Le travail entrepris pour faire connaître Ayda et ses activités est passé par l'envoi de fax à tous les organes de presse (presse écrite, radio, télévision) afin de les informer et de les inviter au cours des réunions et des initiatives de l'association. Elle a effectué le même travail de renseignement en direction des associations régionales susceptibles d'être intéressées par l'action d'Ayda.

Elle a, d'une manière un peu plus officielle, fait parvenir la documentation nécessaire aux institutions et partis politiques et syndicats toulousains.

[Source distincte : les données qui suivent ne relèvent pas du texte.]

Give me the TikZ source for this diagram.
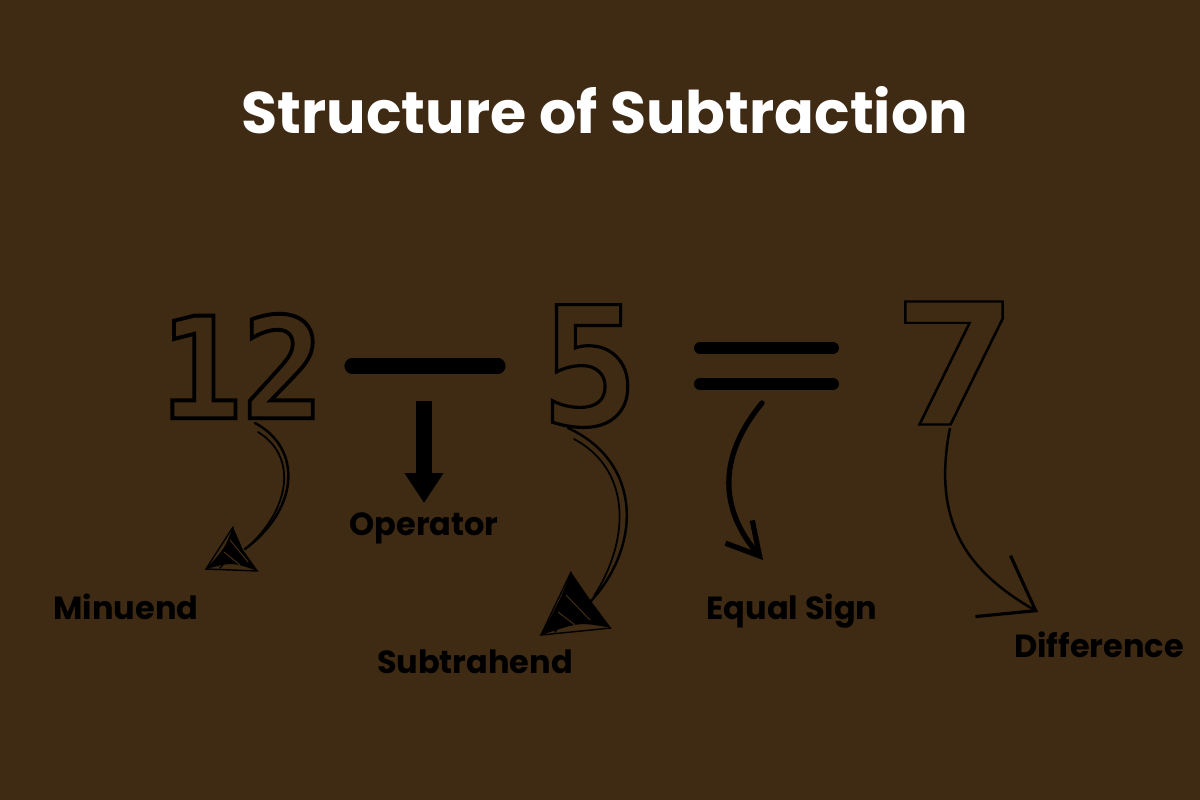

Cette aventure humaine a nécessité une présence constante et presque quotidienne à la permanence, au 195 avenue de Muret dès les débuts. L'accueil et l'organisation de l'aide matérielle, les préparations de manifestations et des activités multiformes d'Ayda ont suscité un engagement et une disponibilité considérables de la part des membres de l'association. Cet investissement généreux a entraîné la création ou le renforcement de relations humaines qui perdurent aujourd'hui. L'inexpérience de ces activités d'accueil et des démarches à entreprendre a contraint ces militants à entreprendre des formations personnelles et à s'informer auprès des associations expérimentées, notamment dans le domaine juridique.

Le foisonnement des activités morales et matérielles a engendré le brassage et la multiplicité des échanges d'idées. Les réunions hebdomadaires étaient l'occasion de discuter, des problèmes que rencontrait tel ou tel participant. La diversité des points de vues a permis d'élaborer une ligne de conduite politique dans le respect des sensibilités de chacun.

Ayda a su conquérir dés le début de ses activités une place essentielle de référence au niveau régional. Elle a su, grâce à l'identification à une idée claire dans ses partenariats, se dégager de l'étiquette de relais de l'ex PAGS qu'avait pu avoir son "parrain" de Paris.